Forget the lemonade stand. Starting in August, more than 100 children in Cleveland will embark on formal entrepreneurial training, as the new Entrepreneurship Preparatory School sets to open its doors.
The 20,000 square-foot space, located in the Shore Bank Building in downtown Cleveland, will welcome 125 sixth-graders on Aug. 23.
The charter school is the brainchild of local software entrepreneur John Zitzner, who became involved with teaching entrepreneurship skills to inner-city students after selling his firm in 1998.
"I'm going to shake each student's hand and tell them they're going to college," Zitzner said in a statement. "That's what they're going to hear for seven years."
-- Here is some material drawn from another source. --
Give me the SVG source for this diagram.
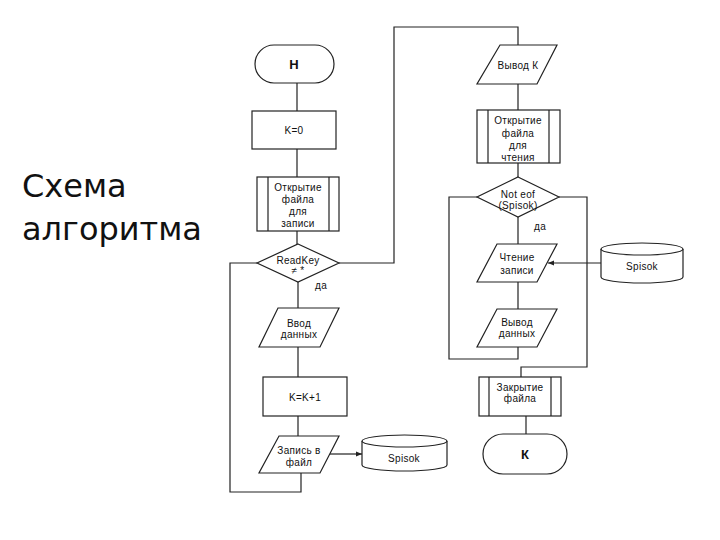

The school, dubbed E Prep , is an outgrowth of Zitzner’s E CITY (short for Entrepreneur: Connecting, Inspiring & Teaching Youth) after-school and summer program, which reaches out to 14- to 21-year-olds in lower-income communities.
While privately run by a board of directors, the charter school will be sponsored by the Cleveland Municipal School District. E Prep is partially funded by the state and federal government, but a gap of about $500,000 must be raised privately each year for the school to survive.
Following a two-week “culture camp,” students will receive 2,000 annual instruction hours, which is more than double the Ohio state minimum of 920. Classes are in session from 7 a.m. to 5 p.m. year round, with a four-week break during the summer. The schedule may sound a bit harsh, but Zitzner says students will benefit the extra learning time.
"We need to spend more time to get these kids up to speed” in math and English, Zitzner said. “We start earlier, end later, and spend more time on task.”
By the time they graduate, E Prep students will have the foundations of a public-school education as well as an training on income statements, bank accounts, gross profit, and return on investment, as well as professional manners and presentation skills.
Zitzner has a 100 percent close rate when he pitches E Prep to the parents of potential students. Sixty students have already signed on.
"My question to other public schools is 'why don't you do this?'" Zitzner said. "We'll be a showcase — proving any kid can go to college."